I am interested in how cultures develop or do not develop, I want to know who I am or was.
QUOTE form Encyclopedia Encarta:
- Iron Age, period in the development of any culture, when iron was commonly used for making tools and weapons. As one of the three ages (See also Bronze Age; Stone Age) into which archaeologists divide human prehistory, it generally follows the Bronze Age. Chronologically, the term is only of local value because iron took the place of bronze at different times in different cultures. -

- Making tools -
This is a common site in Togo, easy to find, they are making tools by the forging of steel, I think technically steel and iron are different, but they are making tools.

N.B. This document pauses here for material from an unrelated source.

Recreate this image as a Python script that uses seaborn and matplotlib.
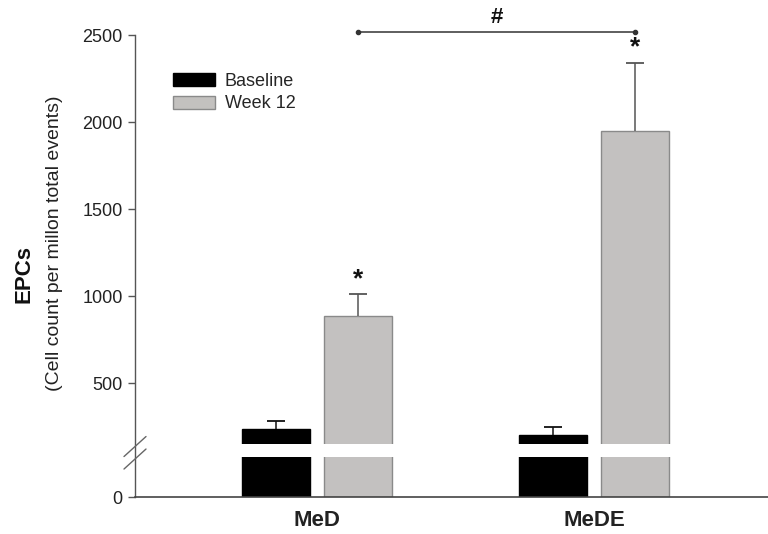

Does this mean there is part of the culture that is somehow still in the Iron Age?
I receive an email from a person saying is New York or Paris, London primitive under the consumer items. This is interesting how the world denies we are an animal first, and then something civilized second.
I would guesstimate the animal part of humans controls about 90 percent the day of the average person in New York, Paris or London, and the separations between Togo and these cities is not as vast as you believe.
Animals get hungry, and then they eat, try to stop this desire.
I would say reactions are animal, pro-active and planning are not, try to get a reaction from the worker next to you, I bet it is easy.
Africa Iron Age


1 Comments:
Interesting question Andy. Yes, this photo shows that Togo is in the Iron Age (I wouldn't say "still", as that implies some kind of inevitable chronology). Fact is, Togo is in the Iron Age and the Digital Age at the same time. I can't remember if you've been through Mauritania or Mali yet? In the crafts market in Timbuktu they sell not only lots of crafts, but also huge numbers of small arrowheads and stone axes and hand knives, scrapers and other tools, that people find in the dunes just north of town, and also all over the desert in Mauritania. If you found stone tools like that in Europe, you'd think "Stone Age", caves, probably 20,000 years ago or more, literally pre-historic. But in West Africa the stone age persisted right into historical times, and there were hunters out there in the bush making stone tools just a couple of hundred years ago, maybe less, until there were enough iron tools, and iron technology was widespread enough for people to switch and lose the old stone-flaking skills. But I believe there are people in southern Africa, San hunters in Botswana, some of whom stil have those skills. So these "ages" have come to carry a slightly perjorative baggage in our popular culture.